Abstract

U-Pb ages have been determined for 50 detrital zircon grains from Mississippian and Triassic strata of the Black Rock terrane, northwestern Nevada. The Devonian(?) to Mississippian Pass Creek unit has three broad age groups: 976-1132 Ma (n = 8), 1595-1927 Ma (n = 10), and 2504-2660 Ma (n = 3). The Triassic Bishop Canyon formation contains a dominant group of grains between 268 and 441 Ma (n = 11), a cluster of ages between 1868 and 1925 Ma (n = 5), and scattered ages between 1184 and 1813 Ma (n = 10) and between 2183 and 3183 Ma (n = 3). Most of the ages in these samples match well with the ages of grains present in basement provinces and off-shelf assemblages in the western United States. Grains in the Pass Creek unit were most likely recycled from lower Paleozoic strata of the Roberts Mountains allochthon and from strata exposed in the Salmon River arch region of Idaho, western Montana, and eastern Washington.
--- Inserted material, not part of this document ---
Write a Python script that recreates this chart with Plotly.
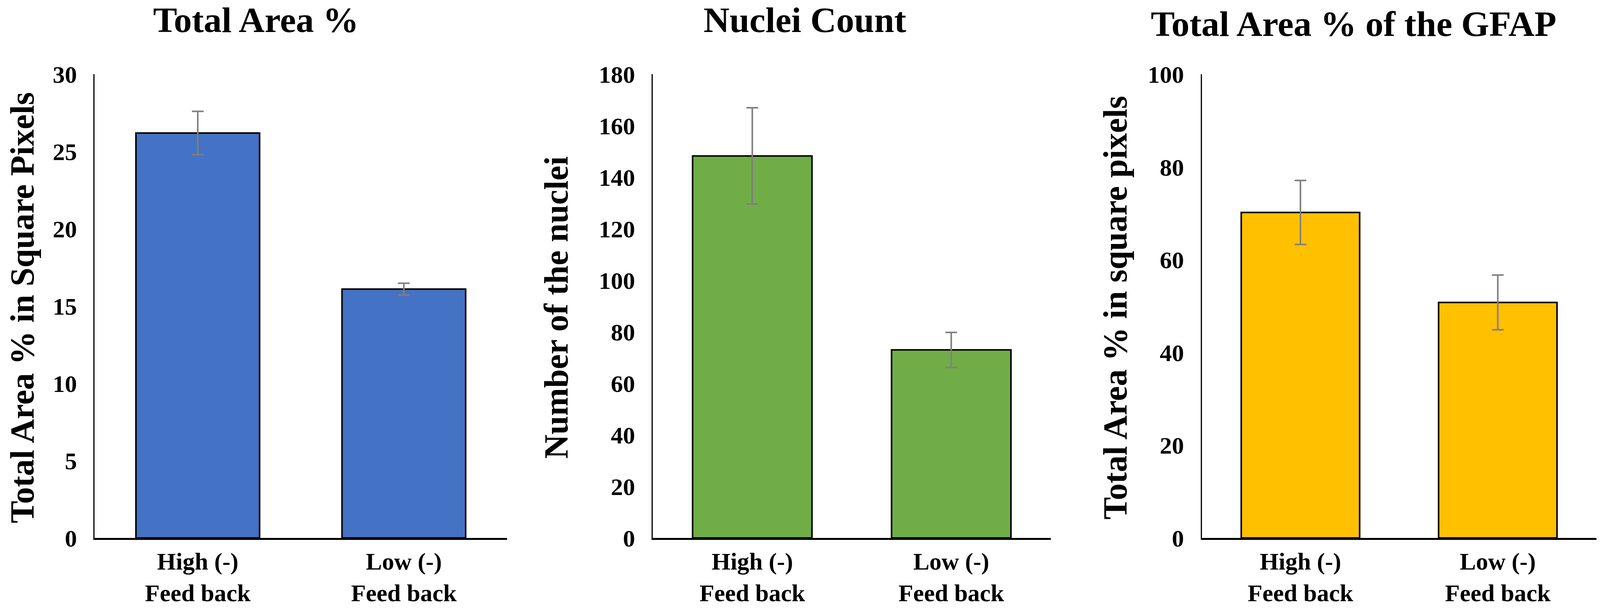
import plotly.graph_objects as go
from plotly.subplots import make_subplots

# categories shared by all three panels
groups = ["High (-)<br>Feed back", "Low (-)<br>Feed back"]

# panel 1 - total area %
area_mean = [26.2, 16.1]
area_err = [1.4, 0.38]

# panel 2 - nuclei count
nuclei_mean = [148.3, 73.0]
nuclei_err = [18.7, 6.8]

# panel 3 - GFAP total area %
gfap_mean = [70.2, 50.8]
gfap_err = [6.9, 5.9]

titles = ["Total Area %", "Nuclei Count", "Total Area % of the GFAP"]
ytitles = ["Total Area % in Square Pixels", "Number of the nuclei", "Total Area % in square pixels"]
colors = ["#4472C4", "#70AD47", "#FFC000"]

FONT = "Liberation Serif"

fig = make_subplots(rows=1, cols=3)

panels = [(area_mean, area_err), (nuclei_mean, nuclei_err), (gfap_mean, gfap_err)]
for i, (m, e) in enumerate(panels):
    fig.add_trace(
        go.Bar(x=groups, y=m, marker_color=colors[i],
               marker_line=dict(color="black", width=4),
               error_y=dict(type="data", array=e, color="#7F7F7F", thickness=4, width=15),
               showlegend=False),
        row=1, col=i + 1,
    )

domains = [[0.0592, 0.3168], [0.408, 0.6567], [0.7511, 0.9978]]
yranges = [[0, 30], [0, 180], [0, 100]]
dticks = [5, 20, 20]

for i in range(3):
    fig.update_xaxes(domain=domains[i], showline=True, linecolor="black", linewidth=5,
                     showgrid=False, ticks="", automargin=False, ticklabelstandoff=2,
                     tickfont=dict(family=FONT, size=62, color="black", weight="bold"),
                     row=1, col=i + 1)
    fig.update_yaxes(domain=[0.1167, 0.878], range=yranges[i], dtick=dticks[i],
                     showline=True, linecolor="black", linewidth=3,
                     showgrid=False, zeroline=False, ticks="", automargin=False,
                     ticklabelstandoff=30,
                     tickfont=dict(family=FONT, size=62, color="black", weight="bold"),
                     row=1, col=i + 1)

# panel titles
title_x = [0.160, 0.503, 0.846]
title_y = [0.967, 0.967, 0.961]
for i in range(3):
    fig.add_annotation(text="<b>" + titles[i] + "</b>", x=title_x[i], y=title_y[i],
                       xref="paper", yref="paper", showarrow=False,
                       xanchor="center", yanchor="middle",
                       font=dict(family=FONT, size=92, color="black"))

# y axis titles
ytitle_x = [0.0138, 0.3475, 0.697]
for i in range(3):
    fig.add_annotation(text="<b>" + ytitles[i] + "</b>", x=ytitle_x[i], y=0.495,
                       xref="paper", yref="paper", showarrow=False, textangle=-90,
                       xanchor="center", yanchor="middle",
                       font=dict(family=FONT, size=86, color="black"))

fig.update_layout(
    width=4096, height=1560,
    margin=dict(l=0, r=0, t=0, b=0),
    bargap=0.4,
    plot_bgcolor="white",
    paper_bgcolor="white",
)

# drop the default page margin so the figure fills the window
fig.write_html("out.html", config={"displayModeBar": False},
               post_script="document.body.style.margin = '0';")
These provenance links suggest that the Black Rock terrane was located along the northern Nevada-Idaho segment of the Cordilleran margin, near its current location, during late Paleozoic time. Because the upper Paleozoic stratigraphy of the Black Rock terrane is similar to that found in more outboard arc assemblages, including those of the Klamath Mountains and Sierra Nevada, this relation provides an indirect but important link between the U.S. continental margin and the more outboard arc assemblages. Zircon grains in the Upper Triassic Bishop Canyon formation were derived from a source containing both upper Paleozoic igneous rocks and clastic strata bearing 1.1-3.2 Ga detrital zircons. The most likely source for this combination of grains is Paleozoic basement rocks of Mesozoic arc assemblages in the eastern Klamath Mountains and Black Rock terrane. These provenance links provide evidence of uplift and erosion of arc basement in the western Cordillera during early Mesozoic time, and support interpretations that lower Mesozoic arc assemblages in this region of the Cordillera were isolated from the continental margin by a Triassic backarc basin.